Yet another example of the indisputable fact that 'wimmin' just don't understand war. This comes from an article in The Times reminding us chaps that next June sees the 200th anniversary of the Battle of Waterloo which was, of course, won by the British - oh, alright then, with a little help from sundry Belgians, Dutch and, dammit, Germans!
I had not realised that the news of the utter defeat of Napoleon Bonaparte was delivered to London by the last surviving aide-de-camp to the dear old 'Duke of Boot'. Apparently seven others had been killed in action so being around the Duke was not healthy! He was a young man by the noble name of Henry Percy which brings to mind Shakespeare's magnificent, if a bit thick and hot-headed, Hotspur, a rebel against Prince Harry in Henry IV.
Anyway, this latter-day Henry Percy:
Tucking Wellington’s dispatch into a purple handkerchief given to him at a ball held in Brussels three days before the battle by the Duchess of Richmond, he took three days to reach London.
When he reached London his troubles were not over. Pursued by cheering crowds, prompting ministers to think they were under attack, he made for Downing Street, only to be told that the prime minister, Lord Liverpool, was dining at Grosvenor Square.

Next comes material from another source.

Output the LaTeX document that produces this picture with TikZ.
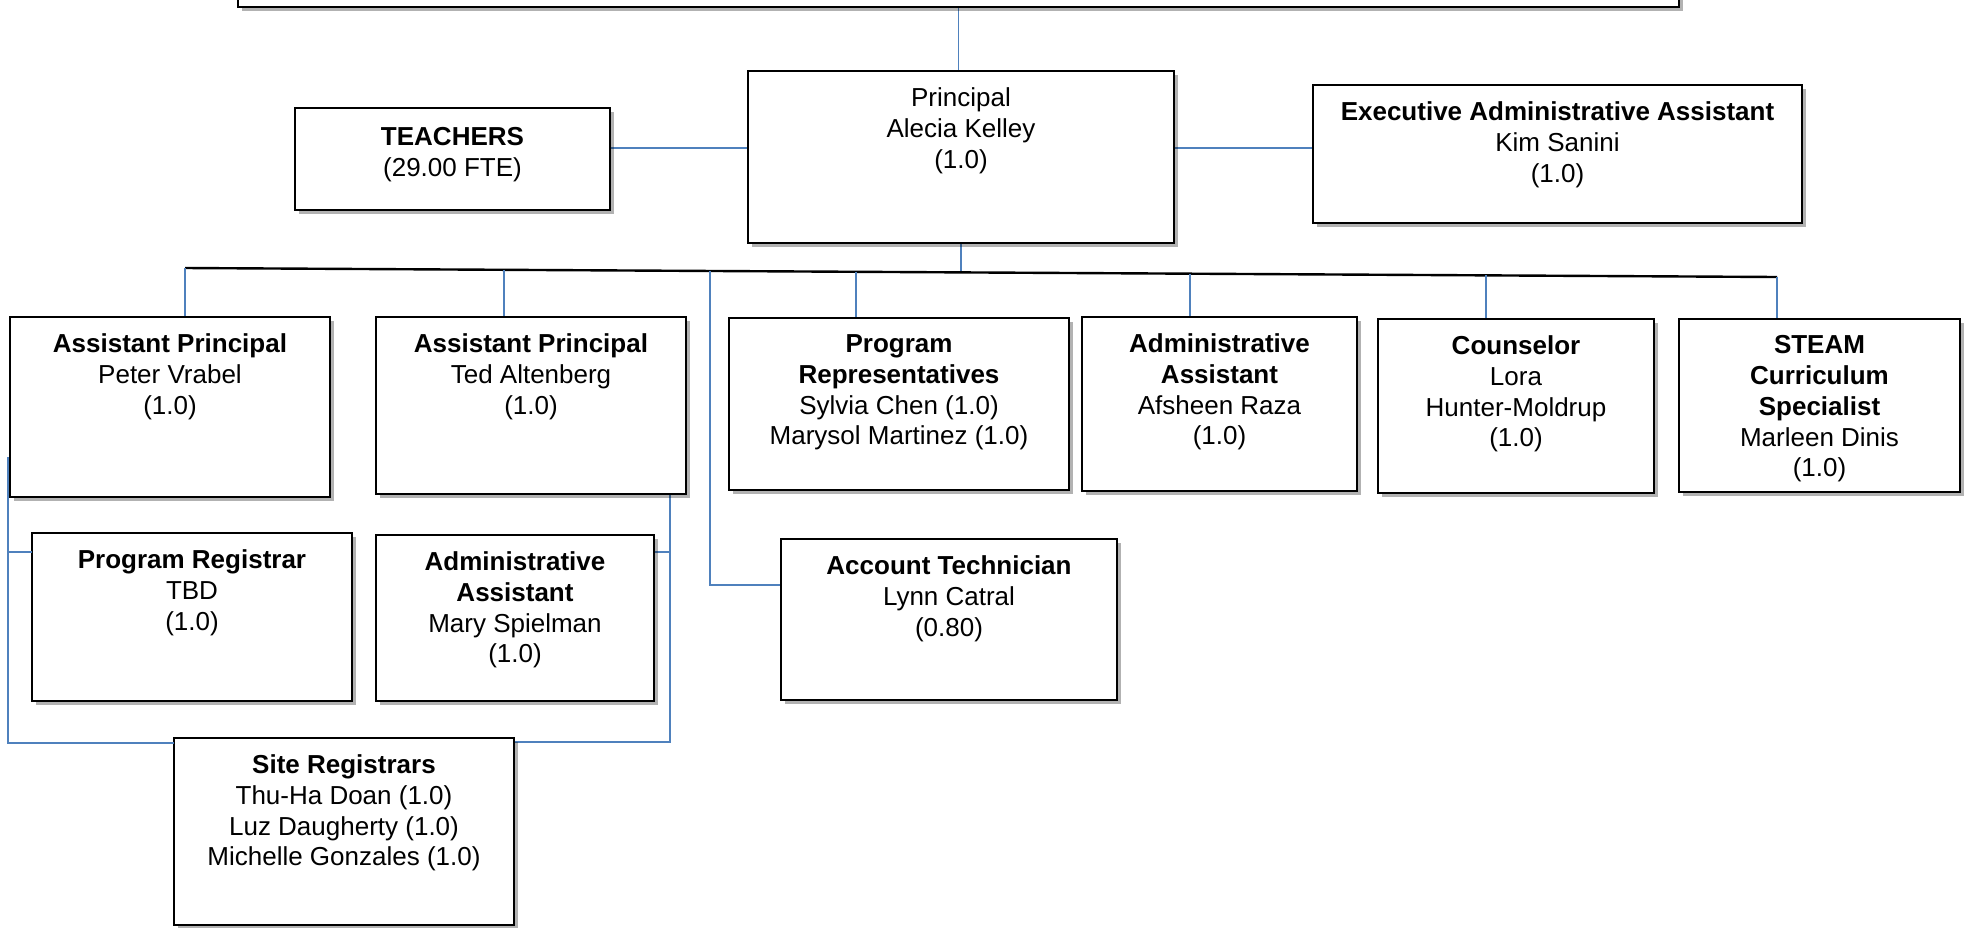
\documentclass[tikz,border=0pt]{standalone}
\usepackage{fontspec}
\setmainfont{Liberation Sans}
\usetikzlibrary{shadows,calc,backgrounds}
\definecolor{connblue}{RGB}{79,129,189}
\tikzset{
  obox/.style={draw=black, line width=1.1pt, fill=white, inner sep=0pt, outer sep=0pt,
    drop shadow={shadow xshift=2pt, shadow yshift=-2pt, opacity=0.3, fill=black}},
  otext/.style={inner sep=0pt, align=center, font=\fontsize{13}{15.35}\selectfont},
  conn/.style={draw=connblue, line width=0.85pt},
  connthick/.style={draw=connblue, line width=1.2pt},
  busline/.style={draw=black, line width=1.2pt},
}
% #1 text offset, #2 name, #3 x1, #4 y1, #5 x2, #6 y2, #7 text
\newcommand\obox[7][8.2pt]{%
  \node[obox, minimum width={(#5-#3)*0.5pt}, minimum height={(#6-#4)*0.5pt}] (#2) at ({(#3+#5)/2},{(#4+#6)/2}) {};
  \node[otext, anchor=north] (#2-t) at ([yshift=-#1]#2.north) {#7};
}
\begin{document}
\begin{tikzpicture}[x=0.5pt, y=-0.5pt]
\useasboundingbox (0,0) rectangle (1965,927);

\node[obox, minimum width={(1679-238)*0.5pt}, minimum height={44*0.5pt}] (top) at (958.5,-15) {};

\obox[9.5pt]{teachers}{295}{108}{610}{210}{\textbf{TEACHERS}\\(29.00 FTE)}
\obox{principal}{748}{71}{1174}{243}{Principal\\Alecia Kelley\\(1.0)}
\obox{exec}{1313}{85}{1802}{223}{\textbf{Executive Administrative Assistant}\\Kim Sanini\\(1.0)}

\obox{ap1}{10}{317}{330}{497}{\textbf{Assistant Principal}\\Peter Vrabel\\(1.0)}
\obox{ap2}{376}{317}{686}{494}{\textbf{Assistant Principal}\\Ted Altenberg\\(1.0)}
\obox{progrep}{729}{318}{1069}{490}{\textbf{Program}\\\textbf{Representatives}\\Sylvia Chen (1.0)\\Marysol Martinez (1.0)}
\obox{admin}{1082}{317}{1357}{491}{\textbf{Administrative}\\\textbf{Assistant}\\Afsheen Raza\\(1.0)}
\obox{couns}{1378}{319}{1654}{493}{\textbf{Counselor}\\Lora\\Hunter-Moldrup\\(1.0)}
\obox{steam}{1679}{319}{1960}{492}{\textbf{STEAM}\\\textbf{Curriculum}\\\textbf{Specialist}\\Marleen Dinis\\(1.0)}

\obox{pr}{32}{533}{352}{701}{\textbf{Program Registrar}\\TBD\\(1.0)}
\obox{mary}{376}{535}{654}{701}{\textbf{Administrative}\\\textbf{Assistant}\\Mary Spielman\\(1.0)}
\obox{acct}{781}{539}{1117}{700}{\textbf{Account Technician}\\Lynn Catral\\(0.80)}
\obox{site}{174}{738}{514}{925}{\textbf{Site Registrars}\\Thu-Ha Doan (1.0)\\Luz Daugherty (1.0)\\Michelle Gonzales (1.0)}

\coordinate (lvl) at (0,148);
\coordinate (busL) at (185,268);
\coordinate (busR) at (1777,277);
\coordinate (dAP2) at ($(busL)!0.2004!(busR)$);
\coordinate (dAcc) at ($(busL)!0.3298!(busR)$);
\coordinate (dPR) at ($(busL)!0.4215!(busR)$);
\coordinate (dPri) at ($(busL)!0.4874!(busR)$);
\coordinate (dAdm) at ($(busL)!0.6313!(busR)$);
\coordinate (dCou) at ($(busL)!0.8172!(busR)$);
\coordinate (lb) at ([xshift=-1pt,yshift=20pt]ap1.south west);
\coordinate (lbs) at ([yshift=-2.5pt]site.north west);
\coordinate (prb) at ([yshift=-9.5pt]pr.north west);
\coordinate (rb) at ([xshift=-8pt]ap2.south east);
\coordinate (rbs) at ([yshift=-2pt]site.north east);
\coordinate (mb) at ([yshift=-8.5pt]mary.north east);
\coordinate (acb) at ([yshift=-23pt]acct.north west);

\begin{scope}[on background layer]
  \fill[white] (0,0) rectangle (1965,927);
  \draw[conn] (top.south) -- (top.south |- principal.north);
  \draw[connthick] (teachers.east |- lvl) -- (principal.west |- lvl);
  \draw[connthick] (principal.east |- lvl) -- (exec.west |- lvl);
  \draw[conn] (principal.south) -- (dPri);
  \draw[busline] (busL) -- (busR);
  \draw[conn] (busL) -- (busL |- ap1.north);
  \draw[conn] (dAP2) -- (dAP2 |- ap2.north);
  \draw[conn] (dPR) -- (dPR |- progrep.north);
  \draw[conn] (dAdm) -- (dAdm |- admin.north);
  \draw[conn] (dCou) -- (dCou |- couns.north);
  \draw[conn] (busR) -- (busR |- steam.north);
  \draw[conn] (dAcc) |- (acb);
  \draw[conn] (rb) |- (rbs);
  \draw[conn] (mb) -- (mb -| rb);
\end{scope}
\draw[conn] (lb) |- (lbs);
\draw[conn] (prb) -- (prb -| lb);
\end{tikzpicture}
\end{document}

Having announced the news there — he burst in, declaring “Victory! Victory! Bonaparte has been beaten!” — Percy made his way to St James’s Square, where the Prince Regent was at a ball held by Mrs Edward Boehm. The Prince was delighted: Mrs Boehm was furious, as her ball broke up. Years later, she maintained that the “unseasonable news of the Waterloo victory could have been kept until the morning”. [My emphasis]
Typical! 'Wimmin'! Heh!
Well, I'd have been pretty pissed too if some weirdo came in bellowing about some silly old war while I was in the middle of having a ball.
There's a time and a place for everything. The war stuff was over so there was no point in breaking up a perfectly good ball.
Why do men have to spoil everything?
Posted by: Andra | Friday, 26 December 2014 at 19:05
Andra I am sure if Ian Ogilvy had crashed in you would have been over him!
Posted by: jimmy glesga | Saturday, 27 December 2014 at 01:18
See what I mean, chaps? Women have no sense of priority!
Jimmy, you're showing your age, mate, I think at the oldest end of the range today it would have to be George Clooney to overcome Andra's hissy fit.
Posted by: David Duff | Saturday, 27 December 2014 at 08:44
George Clooney. Is he the one in the coffee adverts?
Posted by: backofanenvelope | Saturday, 27 December 2014 at 10:26
This means WAR ... well 'cept for whare wimmwinfolk is concerned.
Australians anyways as theys not ones to suck a dickhaid completely off'in. They's toofusses Merry Christmas an all
http://www.encyclopediaofarkansas.net/encyclopedia/entry-detail.aspx?search=1&entryID=5857
Posted by: JK | Saturday, 27 December 2014 at 13:50
What would Andra do with George Clooney besides argue who might be able to do what with whom and why?
Posted by: Whitewall | Saturday, 27 December 2014 at 14:09
I don't know who Ian Ogilvy is but I know who George Clooney is.
I have have few ideas on what to do with him, too.
Posted by: Andra | Saturday, 27 December 2014 at 19:03
No, BOE, that's me!
JK, it's Saturday night and even at my age I'm not up for Arkie lessons right now.
You may be right, Whitewall, but I have a sneaking suspicion as to who would win the argument!
Madam, please control yourself. 'JK' is of a delicate disposition and any sort of, er, 'below the belt' shocks could have climactic results!